Masterbatch Systems Based on Thermomechanical Pulp Fibers and Clay Fillers for Applications in Virgin and Recycled Polyolefins

Abstract This study explores whether masterbatch systems (MBs) can effectively incorporate high loadings of TMP fibers and clay fillers into polyolefins while maintaining or improving the mechanical, thermal, rheological, and water absorption properties of conventionally compounded composites. MBs containing 60–80 wt% TMP fibers and clay fillers in a high-density polyethylene (HDPE) carrier were produced and subsequently diluted to 30wt% filler.

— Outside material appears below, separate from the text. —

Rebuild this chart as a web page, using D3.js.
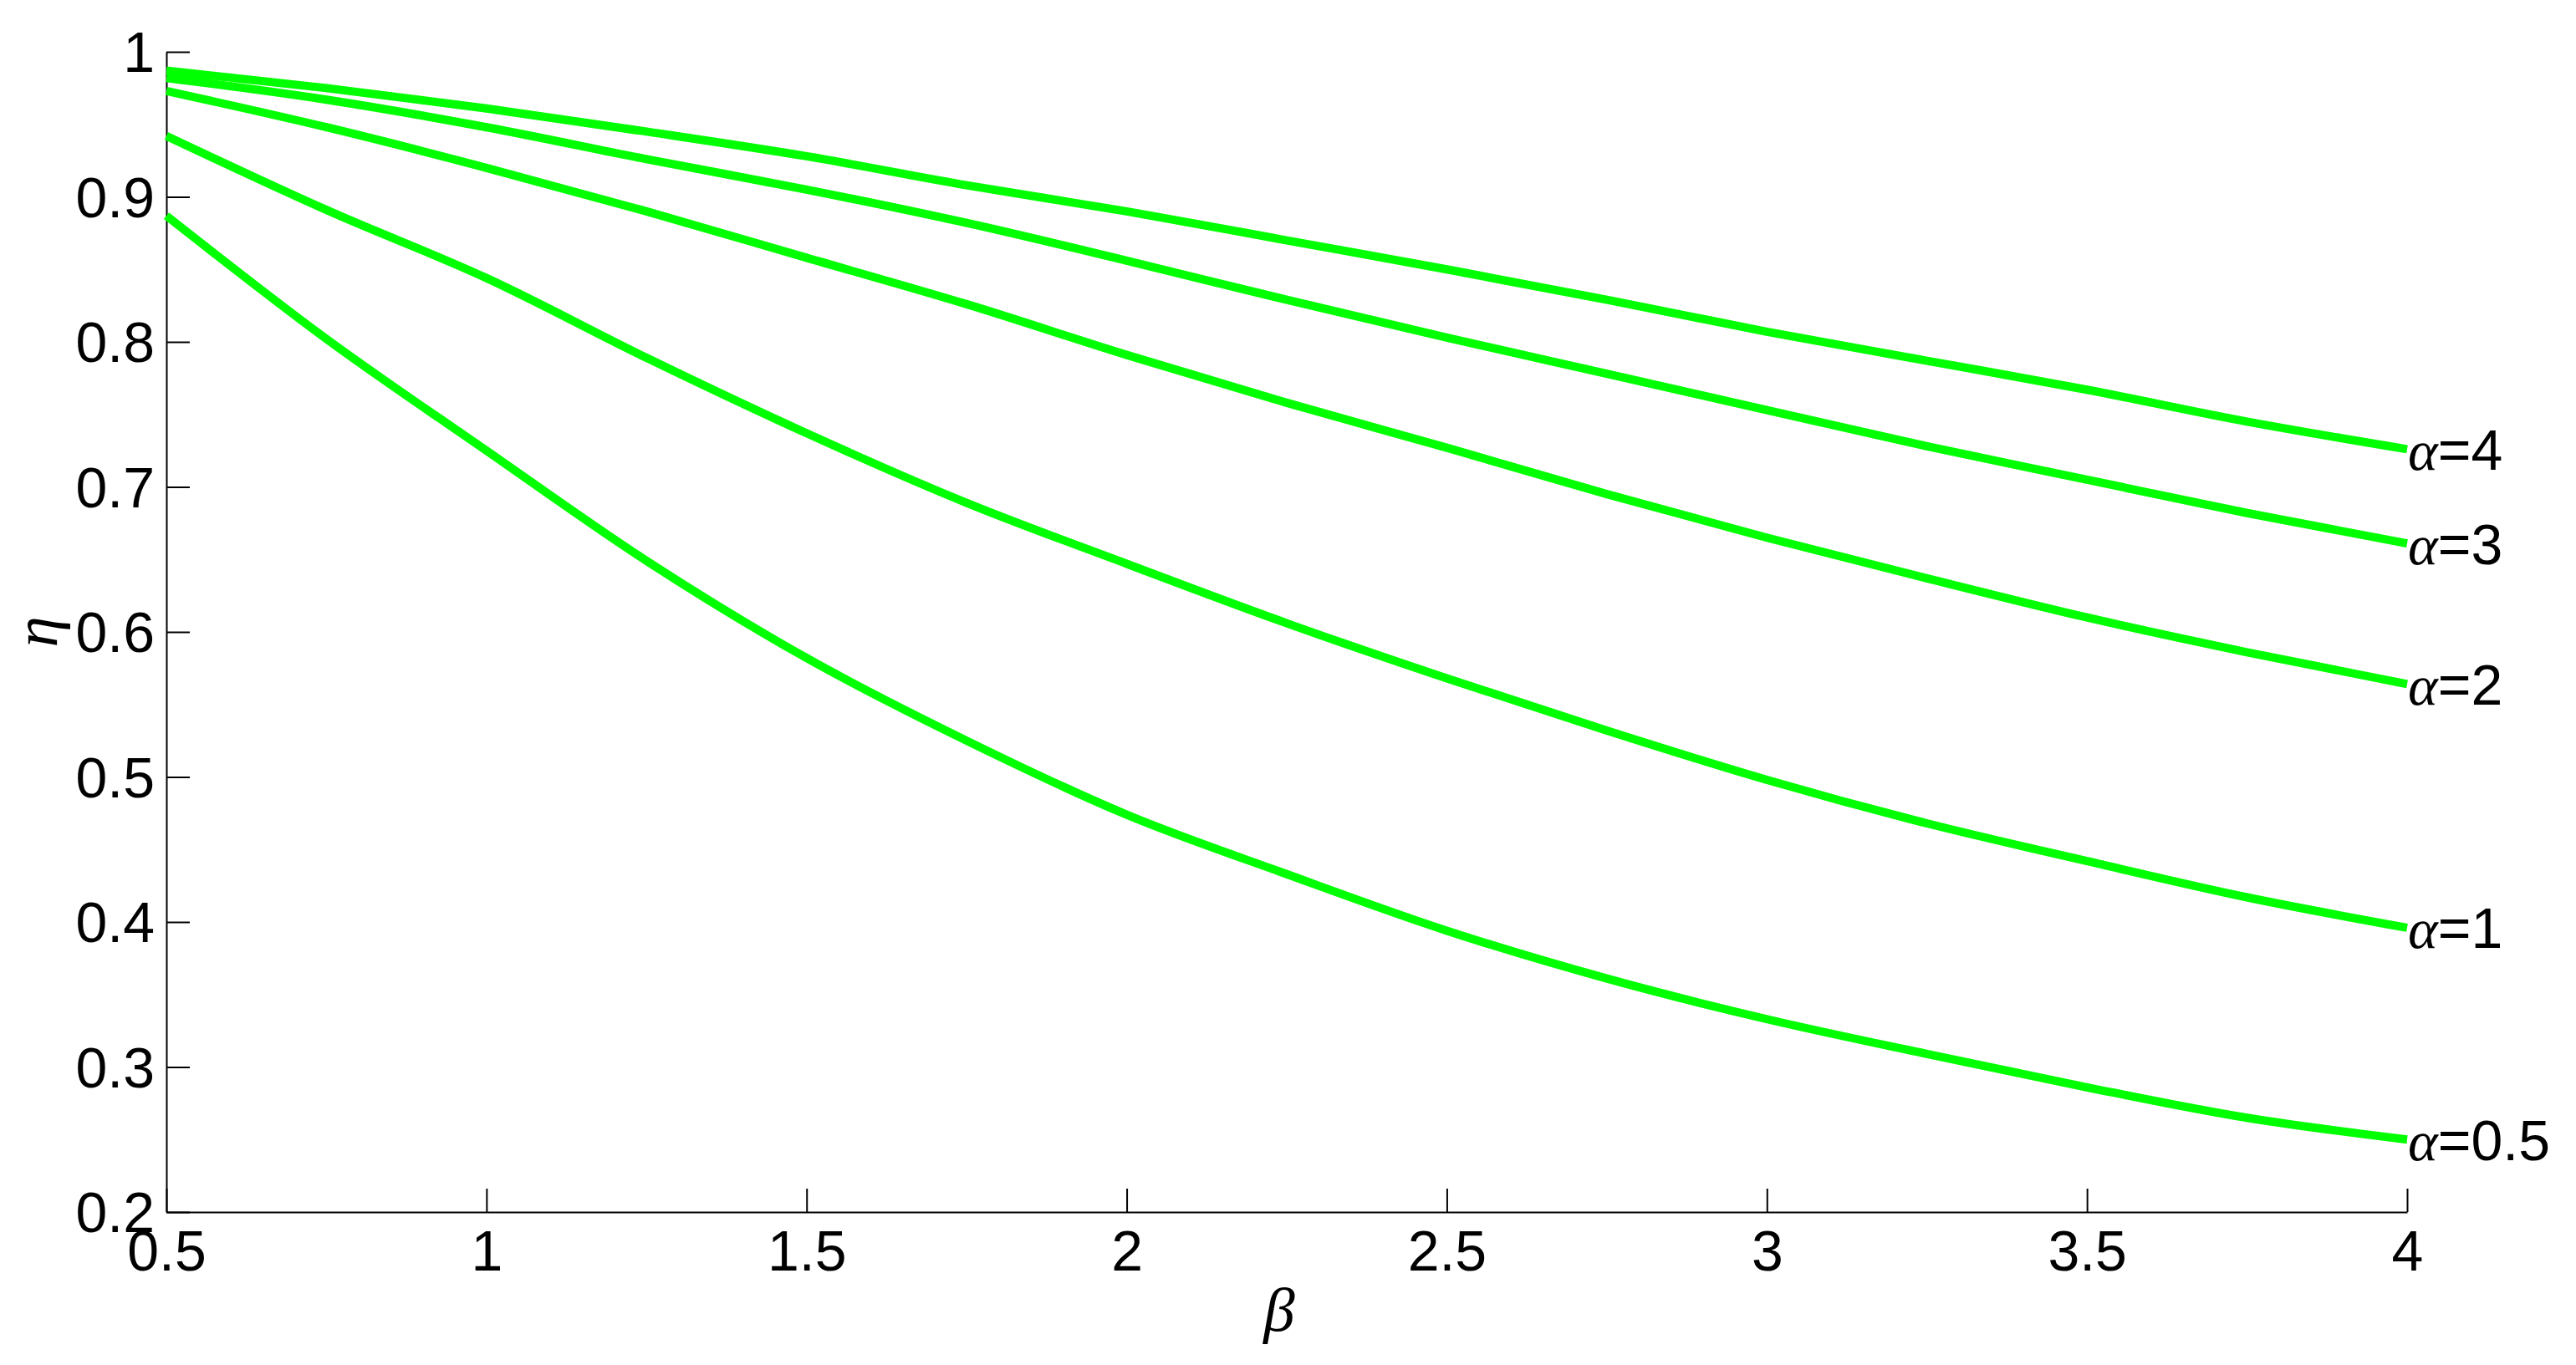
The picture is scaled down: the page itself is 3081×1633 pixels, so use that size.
<!DOCTYPE html>
<html>
<head>
<meta charset="utf-8">
<script src="https://cdn.jsdelivr.net/npm/d3@7"></script>
<style>
  body { margin: 0; background: #fff; }
  svg { display: block; }
</style>
</head>
<body>
<div id="wrapper"></div>
<script>
// beta samples along the x axis
const betaValues = [0.5, 0.75, 1.0, 1.25, 1.5, 1.75, 2.0, 2.25, 2.5, 2.75, 3.0, 3.25, 3.5, 3.75, 4.0];

// eta, one array per alpha
const etaAlpha4   = [0.987, 0.975, 0.961, 0.945, 0.928, 0.908, 0.890, 0.870, 0.850, 0.829, 0.807, 0.787, 0.767, 0.745, 0.726];
const etaAlpha3   = [0.982, 0.967, 0.948, 0.926, 0.905, 0.882, 0.856, 0.829, 0.803, 0.778, 0.753, 0.728, 0.705, 0.682, 0.661];
const etaAlpha2   = [0.973, 0.948, 0.920, 0.890, 0.858, 0.826, 0.791, 0.758, 0.727, 0.695, 0.665, 0.637, 0.610, 0.586, 0.564];
const etaAlpha1   = [0.942, 0.891, 0.844, 0.789, 0.737, 0.689, 0.647, 0.606, 0.568, 0.532, 0.498, 0.468, 0.442, 0.417, 0.396];
const etaAlpha0_5 = [0.887, 0.802, 0.725, 0.649, 0.582, 0.525, 0.474, 0.433, 0.394, 0.361, 0.333, 0.309, 0.286, 0.265, 0.250];

const alphaLabels = ["4", "3", "2", "1", "0.5"];
const seriesList = [etaAlpha4, etaAlpha3, etaAlpha2, etaAlpha1, etaAlpha0_5];

const xTicks = [0.5, 1, 1.5, 2, 2.5, 3, 3.5, 4];
const yTicks = [0.2, 0.3, 0.4, 0.5, 0.6, 0.7, 0.8, 0.9, 1];

const dimension = {
    width: 3081,
    height: 1633,
    margin: { top: 62, left: 199, bottom: 183, right: 202 }
};
dimension.boundedWidth = dimension.width - dimension.margin.left - dimension.margin.right;
dimension.boundedHeight = dimension.height - dimension.margin.top - dimension.margin.bottom;

const svg = d3.select("#wrapper").append("svg")
    .attr("width", dimension.width)
    .attr("height", dimension.height);

const bounded = svg.append("g")
    .attr("transform", `translate(${dimension.margin.left},${dimension.margin.top})`);

const xScaler = d3.scaleLinear().domain([0.5, 4]).range([0, dimension.boundedWidth]);
const yScaler = d3.scaleLinear().domain([0.2, 1]).range([dimension.boundedHeight, 0]);

const sansFont = "'Liberation Sans', Arial, sans-serif";
const serifFont = "'Liberation Serif', 'Times New Roman', serif";
const tickFontSize = 68;

// axes, ticks pointing inward like matlab
const xAxis = d3.axisBottom(xScaler)
    .tickValues(xTicks)
    .tickFormat(d3.format("~g"))
    .tickSizeInner(-28)
    .tickSizeOuter(0)
    .tickPadding(22);

const yAxis = d3.axisLeft(yScaler)
    .tickValues(yTicks)
    .tickFormat(d3.format("~g"))
    .tickSizeInner(-28)
    .tickSizeOuter(0)
    .tickPadding(14);

const xAxisGroup = bounded.append("g")
    .attr("transform", `translate(0,${dimension.boundedHeight})`)
    .call(xAxis);

const yAxisGroup = bounded.append("g")
    .call(yAxis);

[xAxisGroup, yAxisGroup].forEach(g => {
    g.select(".domain").attr("stroke", "#000").attr("stroke-width", 2);
    g.selectAll(".tick line").attr("stroke", "#000").attr("stroke-width", 2);
    g.selectAll(".tick text")
        .attr("fill", "#000")
        .style("font-family", sansFont)
        .style("font-size", tickFontSize + "px");
});
yAxisGroup.selectAll(".tick text").attr("dy", "0.35em");

// curves
const lineGenerator = d3.line()
    .x((d, i) => xScaler(betaValues[i]))
    .y(d => yScaler(d))
    .curve(d3.curveMonotoneX);

bounded.selectAll(".curve")
    .data(seriesList)
    .join("path")
    .attr("class", "curve")
    .attr("d", d => lineGenerator(d))
    .attr("fill", "none")
    .attr("stroke", "#00ff00")
    .attr("stroke-width", 10)
    .attr("stroke-linejoin", "round");

// alpha labels at the end of each curve
const lastBeta = betaValues[betaValues.length - 1];
const labels = bounded.selectAll(".alpha-label")
    .data(seriesList)
    .join("text")
    .attr("class", "alpha-label")
    .attr("x", xScaler(lastBeta) + 1)
    .attr("y", d => yScaler(d[d.length - 1]))
    .attr("dy", "0.36em")
    .style("font-size", tickFontSize + "px")
    .attr("fill", "#000");

labels.append("tspan")
    .style("font-family", serifFont)
    .style("font-style", "italic")
    .text("α");
labels.append("tspan")
    .style("font-family", sansFont)
    .text((d, i) => "=" + alphaLabels[i]);

// axis titles
bounded.append("text")
    .attr("x", dimension.boundedWidth / 2 - 9)
    .attr("y", dimension.boundedHeight + 142)
    .attr("text-anchor", "middle")
    .style("font-family", serifFont)
    .style("font-style", "italic")
    .style("font-size", "75px")
    .text("β");

svg.append("text")
    .attr("transform", `translate(68,${dimension.margin.top + dimension.boundedHeight / 2}) rotate(-90)`)
    .attr("text-anchor", "middle")
    .style("font-family", serifFont)
    .style("font-style", "italic")
    .style("font-size", "75px")
    .text("η");
</script>
</body>
</html>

Mechanical, thermal, melt flow index, filler dispersion by SEM images, and water absorption properties of the resulting specimens were assessed and compared to a control (direct mix of components with 30wt% filler). Equivalent formulations using recycled polypropylene (rPP) were also prepared to assess the robustness of the MB strategy across different polyolefin matrices. SEM image analysis revealed a homogeneous dispersion in both the MB and the diluted systems, with distances between clay particles in the diluted samples most commonly ranging from 5 to 10 µm. Tensile strength, Young’s modulus, and elongation remained mostly unaffected or were improved by the dilution step, as confirmed by measurements compared to the control (tensile strength 27.8 ± 0.7 MPa, modulus 2583 ± 102 MPa, and elongation 3.1 ± 0.3%). Thermal properties were also consistent with the control, and diluted samples exhibited reduced variability in melt flow index values. The HDPE-based MB approach also performed consistently in rPP; the HDPE-based MB diluted with rPP exhibited higher water absorption (approx. 64% higher) compared to the rPP-based MB diluted with rPP. This behavior is likely attributed to reduced compatibility between the components (HDPE and rPP). Overall, the results demonstrate that the MB route enables efficient incorporation of TMP fibers and clay into polyolefins without compromising key material properties, offering a practical and scalable alternative to direct compounding.